Write the listing below out again exactly, dropping the images.

Source excerpt:

********

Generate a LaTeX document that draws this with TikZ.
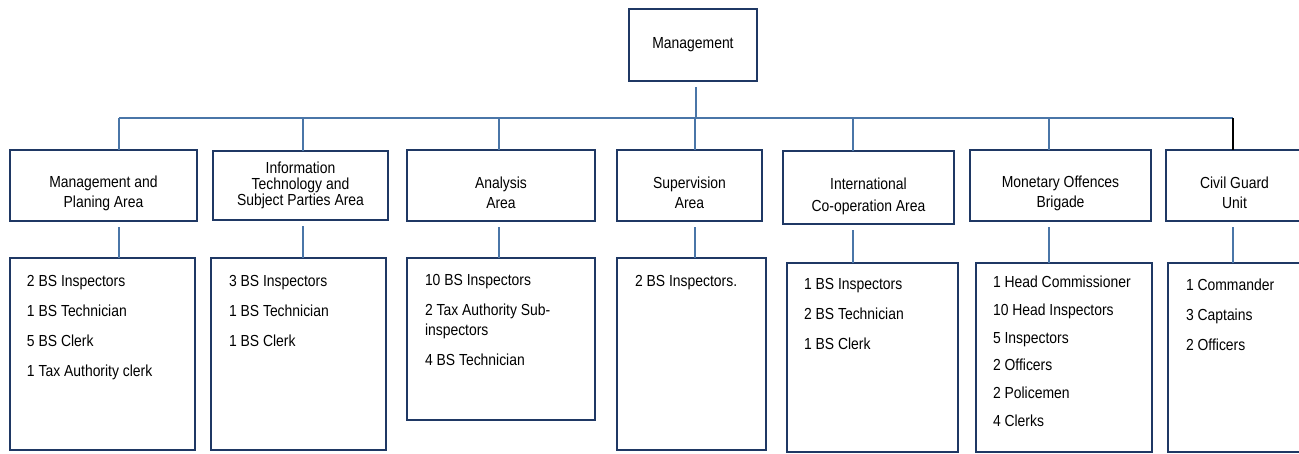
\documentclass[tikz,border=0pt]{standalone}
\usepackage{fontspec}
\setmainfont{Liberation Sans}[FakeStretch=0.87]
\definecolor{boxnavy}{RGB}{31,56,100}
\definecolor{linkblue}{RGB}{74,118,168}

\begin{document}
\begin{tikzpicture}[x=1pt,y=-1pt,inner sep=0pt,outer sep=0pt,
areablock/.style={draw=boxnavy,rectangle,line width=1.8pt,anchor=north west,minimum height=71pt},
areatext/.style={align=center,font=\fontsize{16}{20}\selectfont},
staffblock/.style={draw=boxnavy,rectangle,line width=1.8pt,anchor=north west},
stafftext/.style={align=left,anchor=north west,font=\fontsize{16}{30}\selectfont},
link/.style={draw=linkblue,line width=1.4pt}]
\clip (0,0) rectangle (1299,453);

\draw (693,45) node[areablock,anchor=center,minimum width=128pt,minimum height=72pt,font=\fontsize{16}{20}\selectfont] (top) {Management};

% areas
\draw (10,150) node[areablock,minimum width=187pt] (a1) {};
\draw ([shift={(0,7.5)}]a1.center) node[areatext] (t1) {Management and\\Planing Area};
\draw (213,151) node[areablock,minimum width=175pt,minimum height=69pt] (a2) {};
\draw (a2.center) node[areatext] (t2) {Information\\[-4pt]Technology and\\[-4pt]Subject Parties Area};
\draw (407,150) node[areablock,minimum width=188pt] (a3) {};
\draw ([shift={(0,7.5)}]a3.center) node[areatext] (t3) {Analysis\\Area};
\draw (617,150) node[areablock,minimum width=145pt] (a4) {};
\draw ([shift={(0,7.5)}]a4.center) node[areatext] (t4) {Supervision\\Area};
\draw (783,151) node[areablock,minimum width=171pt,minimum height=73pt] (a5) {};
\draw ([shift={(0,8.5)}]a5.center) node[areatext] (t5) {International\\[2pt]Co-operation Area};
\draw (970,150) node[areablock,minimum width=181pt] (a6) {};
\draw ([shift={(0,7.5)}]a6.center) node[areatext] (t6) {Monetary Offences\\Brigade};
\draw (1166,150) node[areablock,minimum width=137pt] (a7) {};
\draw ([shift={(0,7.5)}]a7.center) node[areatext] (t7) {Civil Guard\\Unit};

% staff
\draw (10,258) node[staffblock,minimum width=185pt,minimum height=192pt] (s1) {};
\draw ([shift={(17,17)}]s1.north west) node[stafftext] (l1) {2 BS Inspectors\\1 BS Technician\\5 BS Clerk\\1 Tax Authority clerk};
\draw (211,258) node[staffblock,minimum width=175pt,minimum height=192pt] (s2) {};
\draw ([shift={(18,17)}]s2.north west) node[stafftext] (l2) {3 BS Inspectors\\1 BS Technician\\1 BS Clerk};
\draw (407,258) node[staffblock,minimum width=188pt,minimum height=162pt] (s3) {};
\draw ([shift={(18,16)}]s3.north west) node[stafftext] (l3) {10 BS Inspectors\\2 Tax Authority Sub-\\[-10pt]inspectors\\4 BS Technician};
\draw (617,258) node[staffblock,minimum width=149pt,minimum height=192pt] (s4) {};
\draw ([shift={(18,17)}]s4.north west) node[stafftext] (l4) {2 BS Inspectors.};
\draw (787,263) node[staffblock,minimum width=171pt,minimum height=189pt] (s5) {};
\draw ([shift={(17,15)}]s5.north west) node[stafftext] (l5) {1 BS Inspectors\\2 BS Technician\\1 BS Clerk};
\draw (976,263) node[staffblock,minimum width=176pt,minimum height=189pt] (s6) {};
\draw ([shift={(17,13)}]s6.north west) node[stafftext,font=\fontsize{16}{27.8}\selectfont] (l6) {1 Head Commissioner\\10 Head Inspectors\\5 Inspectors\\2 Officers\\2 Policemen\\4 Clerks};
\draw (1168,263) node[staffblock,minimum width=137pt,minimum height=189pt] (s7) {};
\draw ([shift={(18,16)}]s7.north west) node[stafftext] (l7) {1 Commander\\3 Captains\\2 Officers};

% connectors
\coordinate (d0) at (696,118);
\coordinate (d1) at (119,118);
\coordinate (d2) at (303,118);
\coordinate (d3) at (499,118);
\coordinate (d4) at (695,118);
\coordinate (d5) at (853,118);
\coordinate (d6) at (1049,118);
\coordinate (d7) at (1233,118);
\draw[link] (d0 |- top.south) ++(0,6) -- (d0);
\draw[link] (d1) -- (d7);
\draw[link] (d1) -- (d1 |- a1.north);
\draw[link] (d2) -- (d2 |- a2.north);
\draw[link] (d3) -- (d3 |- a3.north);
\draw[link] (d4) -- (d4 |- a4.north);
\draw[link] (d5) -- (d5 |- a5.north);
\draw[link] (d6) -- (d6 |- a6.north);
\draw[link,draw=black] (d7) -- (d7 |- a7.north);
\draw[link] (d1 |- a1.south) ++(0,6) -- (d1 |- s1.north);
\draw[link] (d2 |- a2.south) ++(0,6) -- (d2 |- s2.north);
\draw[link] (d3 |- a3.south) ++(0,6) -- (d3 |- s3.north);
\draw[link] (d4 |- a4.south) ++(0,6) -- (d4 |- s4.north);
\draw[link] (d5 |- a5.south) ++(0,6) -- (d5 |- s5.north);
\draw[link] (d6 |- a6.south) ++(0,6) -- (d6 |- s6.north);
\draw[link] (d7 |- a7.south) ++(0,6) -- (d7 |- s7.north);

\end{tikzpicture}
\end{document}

********

Response to the exercise:
Generate a LaTeX document that draws this with TikZ.
\documentclass[tikz,border=0pt]{standalone}
\usepackage{fontspec}
\setmainfont{Liberation Sans}[FakeStretch=0.87]
\definecolor{boxnavy}{RGB}{31,56,100}
\definecolor{linkblue}{RGB}{74,118,168}

\begin{document}
\begin{tikzpicture}[x=1pt,y=-1pt,inner sep=0pt,outer sep=0pt,
areablock/.style={draw=boxnavy,rectangle,line width=1.8pt,anchor=north west,minimum height=71pt},
areatext/.style={align=center,font=\fontsize{16}{20}\selectfont},
staffblock/.style={draw=boxnavy,rectangle,line width=1.8pt,anchor=north west},
stafftext/.style={align=left,anchor=north west,font=\fontsize{16}{30}\selectfont},
link/.style={draw=linkblue,line width=1.4pt}]
\clip (0,0) rectangle (1299,453);

\draw (693,45) node[areablock,anchor=center,minimum width=128pt,minimum height=72pt,font=\fontsize{16}{20}\selectfont] (top) {Management};

% areas
\draw (10,150) node[areablock,minimum width=187pt] (a1) {};
\draw ([shift={(0,7.5)}]a1.center) node[areatext] (t1) {Management and\\Planing Area};
\draw (213,151) node[areablock,minimum width=175pt,minimum height=69pt] (a2) {};
\draw (a2.center) node[areatext] (t2) {Information\\[-4pt]Technology and\\[-4pt]Subject Parties Area};
\draw (407,150) node[areablock,minimum width=188pt] (a3) {};
\draw ([shift={(0,7.5)}]a3.center) node[areatext] (t3) {Analysis\\Area};
\draw (617,150) node[areablock,minimum width=145pt] (a4) {};
\draw ([shift={(0,7.5)}]a4.center) node[areatext] (t4) {Supervision\\Area};
\draw (783,151) node[areablock,minimum width=171pt,minimum height=73pt] (a5) {};
\draw ([shift={(0,8.5)}]a5.center) node[areatext] (t5) {International\\[2pt]Co-operation Area};
\draw (970,150) node[areablock,minimum width=181pt] (a6) {};
\draw ([shift={(0,7.5)}]a6.center) node[areatext] (t6) {Monetary Offences\\Brigade};
\draw (1166,150) node[areablock,minimum width=137pt] (a7) {};
\draw ([shift={(0,7.5)}]a7.center) node[areatext] (t7) {Civil Guard\\Unit};

% staff
\draw (10,258) node[staffblock,minimum width=185pt,minimum height=192pt] (s1) {};
\draw ([shift={(17,17)}]s1.north west) node[stafftext] (l1) {2 BS Inspectors\\1 BS Technician\\5 BS Clerk\\1 Tax Authority clerk};
\draw (211,258) node[staffblock,minimum width=175pt,minimum height=192pt] (s2) {};
\draw ([shift={(18,17)}]s2.north west) node[stafftext] (l2) {3 BS Inspectors\\1 BS Technician\\1 BS Clerk};
\draw (407,258) node[staffblock,minimum width=188pt,minimum height=162pt] (s3) {};
\draw ([shift={(18,16)}]s3.north west) node[stafftext] (l3) {10 BS Inspectors\\2 Tax Authority Sub-\\[-10pt]inspectors\\4 BS Technician};
\draw (617,258) node[staffblock,minimum width=149pt,minimum height=192pt] (s4) {};
\draw ([shift={(18,17)}]s4.north west) node[stafftext] (l4) {2 BS Inspectors.};
\draw (787,263) node[staffblock,minimum width=171pt,minimum height=189pt] (s5) {};
\draw ([shift={(17,15)}]s5.north west) node[stafftext] (l5) {1 BS Inspectors\\2 BS Technician\\1 BS Clerk};
\draw (976,263) node[staffblock,minimum width=176pt,minimum height=189pt] (s6) {};
\draw ([shift={(17,13)}]s6.north west) node[stafftext,font=\fontsize{16}{27.8}\selectfont] (l6) {1 Head Commissioner\\10 Head Inspectors\\5 Inspectors\\2 Officers\\2 Policemen\\4 Clerks};
\draw (1168,263) node[staffblock,minimum width=137pt,minimum height=189pt] (s7) {};
\draw ([shift={(18,16)}]s7.north west) node[stafftext] (l7) {1 Commander\\3 Captains\\2 Officers};

% connectors
\coordinate (d0) at (696,118);
\coordinate (d1) at (119,118);
\coordinate (d2) at (303,118);
\coordinate (d3) at (499,118);
\coordinate (d4) at (695,118);
\coordinate (d5) at (853,118);
\coordinate (d6) at (1049,118);
\coordinate (d7) at (1233,118);
\draw[link] (d0 |- top.south) ++(0,6) -- (d0);
\draw[link] (d1) -- (d7);
\draw[link] (d1) -- (d1 |- a1.north);
\draw[link] (d2) -- (d2 |- a2.north);
\draw[link] (d3) -- (d3 |- a3.north);
\draw[link] (d4) -- (d4 |- a4.north);
\draw[link] (d5) -- (d5 |- a5.north);
\draw[link] (d6) -- (d6 |- a6.north);
\draw[link,draw=black] (d7) -- (d7 |- a7.north);
\draw[link] (d1 |- a1.south) ++(0,6) -- (d1 |- s1.north);
\draw[link] (d2 |- a2.south) ++(0,6) -- (d2 |- s2.north);
\draw[link] (d3 |- a3.south) ++(0,6) -- (d3 |- s3.north);
\draw[link] (d4 |- a4.south) ++(0,6) -- (d4 |- s4.north);
\draw[link] (d5 |- a5.south) ++(0,6) -- (d5 |- s5.north);
\draw[link] (d6 |- a6.south) ++(0,6) -- (d6 |- s6.north);
\draw[link] (d7 |- a7.south) ++(0,6) -- (d7 |- s7.north);

\end{tikzpicture}
\end{document}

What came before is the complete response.